- The Washington Times - Thursday, November 16, 2006

While shoppers tally their holiday gift lists, many U.S. companies are confronting tough decisions about how much to spend on employees’ health care next year.

November is the time employers choose the types of health plans for their employees for the coming year.

After seeing health care costs increase by 60 percent in the past six years, most companies are gearing those plans toward a larger employee contribution.

But because monthly health care costs for U.S. employers are projected to increase only 6 percent in 2007 — down from 7 percent last year — employee contributions to health care are likely to remain steady.

“This is good news,” said Helen Darling, president of the National Business Group on Health.

But that bit of good news was eclipsed when the health insurance industry reminded everyone — especially members of the now Democratic-controlled Congress — that 46.6 million Americans have no health coverage.

The industry has put forth a complicated proposal of tax breaks and large state cash grants that, if successful, would eventually free the United States of the distinction of being the only industrialized country in the world not to offer some type of national health plan.

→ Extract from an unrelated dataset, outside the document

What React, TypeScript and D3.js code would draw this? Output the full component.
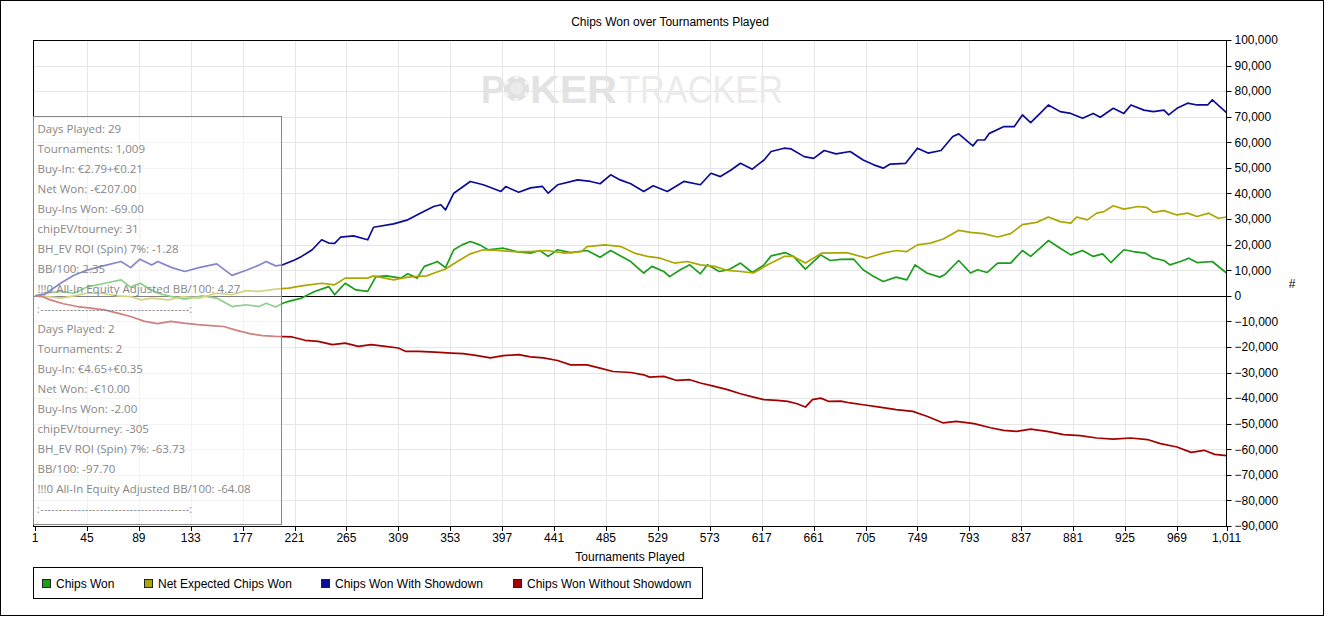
import React from 'react';
import * as d3 from 'd3';

// ---------- data ----------
const chartTitle = 'Chips Won over Tournaments Played';
const xAxisTitle = 'Tournaments Played';
const yAxisTitle = '#';

const tournamentTicks = [1, 45, 89, 133, 177, 221, 265, 309, 353, 397, 441, 485, 529, 573, 617, 661, 705, 749, 793, 837, 881, 925, 969, 1011];
const chipTicks = [100000, 90000, 80000, 70000, 60000, 50000, 40000, 30000, 20000, 10000, 0, -10000, -20000, -30000, -40000, -50000, -60000, -70000, -80000, -90000];

// [tournament, chips in thousands]
const chipsWon: [number, number][] = [
  [1, 0], [9, 1], [23, 1.7], [34, 1], [45, 3.4], [58, 4.7], [74, 6.2], [82, 3.4], [90, 4.9], [105, 1], [117, -0.3], [128, -1.3], [143, 0], [155, -0.9], [168, -4.2], [180, -3.5], [191, -4.2], [197, -2.9], [205, -4.4], [211, -2.9], [216, -2.2], [227, -0.9], [238, 1.7], [250, 3.6], [255, 0.4], [260, 3], [264, 4.9], [273, 2.3], [283, 1.7], [290, 7.5], [299, 7.8], [311, 6.9], [317, 8.6], [325, 6.9], [331, 11.5], [339, 12.8], [342, 13.4], [349, 11], [356, 18], [363, 19.9], [370, 21.2], [378, 19.9], [385, 18], [398, 18.6], [409, 17.3], [421, 16.7], [429, 17.7], [436, 15.4], [444, 18], [455, 16.9], [469, 17.7], [480, 15.1], [489, 17.7], [506, 13.4], [517, 8.9], [524, 11.5], [534, 9.5], [539, 7.5], [548, 10.2], [556, 12.1], [565, 8.6], [571, 12.1], [581, 9.5], [589, 10.2], [599, 12.8], [609, 9.1], [619, 12.1], [625, 15.6], [637, 16.9], [644, 15.4], [654, 10.4], [667, 16], [675, 13.8], [684, 14.2], [695, 14.3], [703, 10.2], [712, 7.5], [720, 5.6], [731, 7.3], [740, 6.2], [747, 12.1], [757, 8.9], [768, 7.3], [772, 8.2], [784, 13.8], [794, 8.9], [800, 10.2], [808, 9.1], [817, 12.8], [828, 12.8], [838, 17.7], [845, 15.4], [853, 18.6], [860, 21.6], [870, 18.6], [879, 16], [889, 17.7], [898, 15.4], [906, 16.4], [913, 13], [924, 18], [932, 17.3], [942, 16.7], [949, 14.7], [958, 13.8], [963, 12.1], [972, 13.4], [979, 14.7], [986, 13], [999, 13.4], [1011, 8.9],
];

const netExpectedChipsWon: [number, number][] = [
  [1, 0], [12, -0.3], [23, -0.9], [34, 0], [45, 1], [57, 1], [71, 0], [82, -0.3], [91, -1.6], [100, -0.9], [114, -1.6], [126, -0.3], [140, -0.9], [155, 1], [168, 0.4], [180, 2], [191, 1.7], [205, 2.6], [216, 3], [227, 3.9], [244, 4.9], [255, 4.3], [264, 6.9], [283, 6.9], [288, 7.8], [305, 6.2], [317, 7.3], [333, 7.8], [340, 9], [349, 10.5], [359, 13.4], [370, 16.4], [381, 18], [393, 17.7], [407, 17.3], [421, 17.3], [435, 17.7], [450, 16.7], [464, 17.3], [469, 19.2], [484, 19.9], [498, 19.2], [509, 16.7], [520, 15.4], [531, 14.7], [543, 12.8], [554, 13.4], [565, 12.1], [577, 11.5], [588, 9.9], [599, 9.5], [610, 8.9], [622, 12.1], [636, 15.4], [644, 15.4], [654, 12.8], [668, 16.7], [680, 16.8], [689, 16.9], [706, 14.7], [720, 16.7], [731, 17.7], [740, 17.3], [749, 19.9], [760, 20.6], [771, 22.2], [784, 25.6], [794, 24.8], [805, 24.3], [817, 23], [828, 24.3], [838, 27.8], [850, 28.7], [860, 30.8], [870, 29], [879, 28.4], [884, 30.8], [893, 29.7], [901, 32.3], [907, 32.9], [915, 35.2], [924, 33.9], [936, 34.9], [943, 34.6], [949, 32.6], [958, 33.3], [969, 31.6], [978, 32.3], [986, 31], [996, 32.3], [1004, 30.3], [1011, 30.8],
];

const chipsWonWithShowdown: [number, number][] = [
  [1, 0], [9, 0.5], [23, 5], [34, 8], [45, 10], [57, 11.5], [74, 13.4], [82, 11], [90, 14.3], [100, 12], [105, 13.4], [117, 11], [128, 9.5], [140, 11], [155, 12.5], [168, 8], [180, 10], [191, 12], [197, 13.4], [205, 11.7], [211, 12.1], [221, 14], [227, 15.4], [236, 18], [244, 21.9], [250, 20.6], [255, 20.5], [260, 22.9], [271, 23.4], [283, 21.9], [288, 26.8], [305, 28.1], [317, 29.7], [328, 32.4], [339, 34.9], [345, 35.6], [349, 33.6], [356, 40.1], [364, 42.7], [370, 44.7], [381, 43.4], [396, 40.8], [400, 42.7], [411, 40.5], [421, 42.2], [431, 42.8], [436, 40.1], [444, 43.4], [461, 45.3], [472, 44.7], [480, 43.8], [489, 47.3], [497, 45.3], [506, 43.8], [517, 40.8], [525, 43], [537, 40.8], [551, 44.7], [565, 43.4], [574, 47.9], [582, 46.6], [591, 49.2], [599, 51.8], [609, 49.5], [619, 53.1], [625, 56.4], [636, 57.7], [642, 57.4], [653, 54.4], [661, 53.7], [670, 56.8], [680, 55.5], [692, 56.4], [703, 53.1], [712, 51.2], [720, 49.9], [726, 51.5], [739, 51.8], [749, 57.7], [758, 55.8], [769, 56.8], [779, 62.3], [784, 63.3], [796, 58.6], [800, 60.9], [806, 60.9], [810, 63.5], [822, 66.1], [831, 66.1], [838, 70.7], [845, 67.7], [853, 71.3], [860, 74.6], [870, 72], [879, 71.3], [889, 69.4], [898, 71.3], [904, 69.8], [915, 73.3], [924, 71.3], [930, 74.6], [941, 72.6], [949, 72], [958, 72.6], [962, 70.7], [969, 73.3], [978, 75.3], [986, 74.6], [995, 74.6], [999, 76.6], [1011, 71.6],
];

const chipsWonWithoutShowdown: [number, number][] = [
  [1, 0], [7, -0.3], [14, -1.6], [25, -3.1], [37, -4.2], [48, -4.8], [60, -5.5], [71, -6.8], [82, -8.1], [94, -10], [105, -10.9], [116, -10], [127, -10.7], [139, -11.3], [150, -11.7], [161, -12], [172, -13.5], [183, -14.8], [194, -15.6], [205, -15.9], [219, -16.1], [230, -17.4], [241, -17.8], [253, -19.1], [264, -18.5], [275, -19.8], [286, -19.1], [298, -19.8], [309, -20.4], [315, -21.7], [326, -21.7], [340, -22], [354, -22.4], [364, -22.6], [376, -23.4], [387, -24.3], [398, -23.4], [411, -23], [421, -23.9], [432, -24.3], [444, -25.3], [455, -27], [469, -27], [480, -28.3], [491, -29.6], [506, -30], [517, -30.9], [522, -31.8], [534, -31.5], [545, -33.1], [556, -32.8], [565, -34.1], [577, -35.4], [588, -36.7], [599, -38.3], [610, -39.6], [619, -40.6], [630, -40.9], [639, -41.3], [647, -42.2], [654, -43.5], [660, -40.6], [667, -40], [674, -41.3], [684, -41.2], [692, -41.9], [703, -42.6], [717, -43.5], [731, -44.5], [745, -45.2], [757, -47.1], [771, -49.7], [782, -49.1], [797, -50], [811, -51.6], [822, -52.6], [833, -53], [845, -52.1], [859, -53], [873, -54.3], [887, -54.7], [901, -55.6], [915, -56], [930, -55.6], [944, -56.2], [955, -57.8], [969, -59.1], [981, -61.2], [992, -60.4], [1001, -62], [1011, -62.5],
];

const seriesNames = ['Chips Won', 'Net Expected Chips Won', 'Chips Won With Showdown', 'Chips Won Without Showdown'];
const seriesColors = ['#1c9e1c', '#aca600', '#0c0c98', '#a30000'];
const seriesData = [chipsWon, netExpectedChipsWon, chipsWonWithShowdown, chipsWonWithoutShowdown];

const statsBlockA = [
  'Days Played: 29',
  'Tournaments: 1,009',
  'Buy-In: €2.79+€0.21',
  'Net Won: -€207.00',
  'Buy-Ins Won: -69.00',
  'chipEV/tourney: 31',
  'BH_EV ROI (Spin) 7%: -1.28',
  'BB/100: 2.35',
  '!!!0 All-In Equity Adjusted BB/100: 4.27',
];
const statsBlockB = [
  'Days Played: 2',
  'Tournaments: 2',
  'Buy-In: €4.65+€0.35',
  'Net Won: -€10.00',
  'Buy-Ins Won: -2.00',
  'chipEV/tourney: -305',
  'BH_EV ROI (Spin) 7%: -63.73',
  'BB/100: -97.70',
  '!!!0 All-In Equity Adjusted BB/100: -64.08',
];

// ---------- layout ----------
const W = 1325;
const H = 617;
const P = { left: 33, right: 1226.5, top: 40, bottom: 526 };
const axisFont = '"Liberation Sans", Arial, sans-serif';
const statsFont = '"Open Sans", "Noto Sans", sans-serif';
const legendX = [42, 144, 321, 513];

export default function App() {
  const x = d3.scaleLinear().domain([1, 1011]).range([35, P.right]);
  const y = d3.scaleLinear().domain([-90000, 100000]).range([P.bottom, P.top]);
  const fmt = d3.format(',');
  const line = d3
    .line<[number, number]>()
    .x((d) => x(d[0]))
    .y((d) => y(d[1] * 1000));

  const sep = ':' + '-'.repeat(40) + ':';

  const statsBlock = (lines: string[], startY: number, sepY: number, key: string) => (
    <g key={key} fontFamily={statsFont} fontSize={11.5} fill="#878787">
      {lines.map((t, i) => (
        <text key={i} x={37.5} y={startY + i * 20}>
          {t}
        </text>
      ))}
      <text x={37} y={sepY} textLength={155} lengthAdjust="spacing" fontSize={10}>
        {sep}
      </text>
    </g>
  );

  return (
    <svg
      width={W}
      height={H}
      style={{ position: 'absolute', left: 0, top: 0, background: '#fff' }}
      shapeRendering="auto"
    >
      <defs>
        <clipPath id="plotClip">
          <rect x={P.left} y={P.top} width={P.right - P.left} height={P.bottom - P.top} />
        </clipPath>
      </defs>
      <rect x={0.5} y={0.5} width={W - 2} height={H - 2} fill="#fff" stroke="#000" strokeWidth={1} />

      {/* title */}
      <text x={670} y={26} textAnchor="middle" fontFamily={axisFont} fontSize={12} fill="#000">
        {chartTitle}
      </text>

      {/* grid */}
      <g stroke="#e6e6e6" strokeWidth={1}>
        {tournamentTicks.slice(1, -1).map((t) => (
          <line key={'gx' + t} x1={Math.round(x(t)) + 0.5} x2={Math.round(x(t)) + 0.5} y1={P.top} y2={P.bottom} />
        ))}
        {chipTicks
          .filter((v) => v !== 0 && v !== 100000 && v !== -90000)
          .map((v) => (
            <line key={'gy' + v} x1={P.left} x2={P.right} y1={Math.round(y(v)) + 0.5} y2={Math.round(y(v)) + 0.5} />
          ))}
      </g>

      {/* watermark */}
      <g fill="#e3e3e3">
        <text x={481} y={103} fontFamily={axisFont} fontWeight="bold" fontSize={39} textLength={24} lengthAdjust="spacingAndGlyphs">
          P
        </text>
        <circle cx={516.5} cy={88.5} r={12.5} fill="#e1e1e1" />
        {[0, 60, 120, 180, 240, 300].map((a) => (
          <rect
            key={a}
            x={514.5}
            y={75}
            width={4}
            height={4}
            fill="#f4f4f4"
            transform={`rotate(${a} 516.5 88.5)`}
          />
        ))}
        <circle cx={516.5} cy={88.5} r={6.5} fill="#ebebeb" />
        <text x={530} y={103} fontFamily={axisFont} fontWeight="bold" fontSize={39} textLength={87} lengthAdjust="spacingAndGlyphs">
          KER
        </text>
        <text x={619} y={103} fontFamily={axisFont} fontSize={39} fill="#ebebeb" textLength={164} lengthAdjust="spacingAndGlyphs">
          TRACKER
        </text>
      </g>

      {/* zero line */}
      <line x1={P.left} x2={P.right} y1={Math.round(y(0)) + 0.5} y2={Math.round(y(0)) + 0.5} stroke="#000" strokeWidth={1} />

      {/* series */}
      <g clipPath="url(#plotClip)" fill="none" strokeWidth={1.7} strokeLinejoin="round">
        {seriesData.map((d, i) => (
          <path key={i} d={line(d) || ''} stroke={seriesColors[i]} />
        ))}
      </g>

      {/* frame */}
      <g stroke="#000" strokeWidth={1} fill="none">
        <line x1={P.left} x2={P.right} y1={P.top + 0.5} y2={P.top + 0.5} />
        <line x1={P.left + 0.5} x2={P.left + 0.5} y1={P.top} y2={P.bottom} />
        <line x1={P.left} x2={P.right + 0.5} y1={P.bottom + 0.5} y2={P.bottom + 0.5} />
        <line x1={P.right} x2={P.right} y1={P.top} y2={P.bottom + 1} />
      </g>

      {/* stats overlay */}
      <rect x={33.5} y={116.5} width={248} height={408} fill="#ffffff" fillOpacity={0.5} stroke="#858585" strokeWidth={1} />
      {statsBlock(statsBlockA, 133, 313, 'a')}
      {statsBlock(statsBlockB, 333, 513, 'b')}

      {/* y axis (right) */}
      <g fontFamily={axisFont} fontSize={12} fill="#000">
        {chipTicks.map((v) => (
          <g key={'yt' + v}>
            <line x1={P.right} x2={P.right + 5} y1={Math.round(y(v)) + 0.5} y2={Math.round(y(v)) + 0.5} stroke="#000" />
            <text x={P.right + 8} y={y(v)} dy="0.36em">
              {fmt(v)}
            </text>
          </g>
        ))}
        <text x={1292} y={288} textAnchor="middle">
          {yAxisTitle}
        </text>
      </g>

      {/* x axis */}
      <g fontFamily={axisFont} fontSize={12} fill="#000">
        {tournamentTicks.map((t) => (
          <g key={'xt' + t}>
            <line x1={Math.round(x(t)) + 0.5} x2={Math.round(x(t)) + 0.5} y1={P.bottom} y2={P.bottom + 5} stroke="#000" />
            <text x={x(t)} y={542} textAnchor="middle">
              {fmt(t)}
            </text>
          </g>
        ))}
        <text x={630} y={561} textAnchor="middle">
          {xAxisTitle}
        </text>
      </g>

      {/* legend */}
      <rect x={33.5} y={567.5} width={669} height={31} fill="#fff" stroke="#000" strokeWidth={1} />
      <g fontFamily={axisFont} fontSize={12} fill="#000">
        {seriesNames.map((n, i) => (
          <g key={n}>
            <rect x={legendX[i] + 0.5} y={579.5} width={8} height={8} fill={seriesColors[i]} stroke="#222" strokeWidth={1} />
            <text x={legendX[i] + 14} y={587.5}>
              {n}
            </text>
          </g>
        ))}
      </g>
    </svg>
  );
}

“The protracted rise in health costs is eating into company profit margins and employee wage increases, and taking significant dollars away from benefit and reward programs, said Ron Fontanetta of the benefits-consulting firm Towers Perrin.

“We estimate that, in every year for the last five years, about 1 percent of wage increases has gone to health care costs.”

Ms. Darling points out that with health care expenses steadily increasing, nearly one-fifth of a 4 percent raise on a $40,000 annual salary would be used toward paying for increased premiums.

“The bad news is wages are not rising as fast as health care costs,” she said.

While Detroit-based automakers General Motors Corp., Ford Motor Co. and DaimlerChrysler AG’s Chrysler Group sat down with President Bush and Vice President Dick Cheney on Tuesday to talk about the fact that health care costs are outpacing the cost of steel and ways to curb those costs, most employers are going to have to figure it out on their own.

One way is to make health care costs more visible to the employee. A growing trend among employers is to substitute coinsurance payments for the more traditional copayments. A coinsurance payment is a percentage of the cost of a hospital or doctor’s visit, rather than a flat copay.

The consequences of continuing on the current path could add even more problems.

A study by Yale University School of Medicine professor Patricia Keenan warns that employer-sponsored coverage may be facing dire circumstances.

The study finds that the only people willing to retain employer-based coverage, as monthly premium payments continue to rise, will be the wealthy and old. Without young and healthy people, the insurance company takes on a greater risk.

“As the baby boom generation approaches retirement, population aging, combined with declines from rising premiums could further destabilize the employment-based system,” said Ms. Keenan.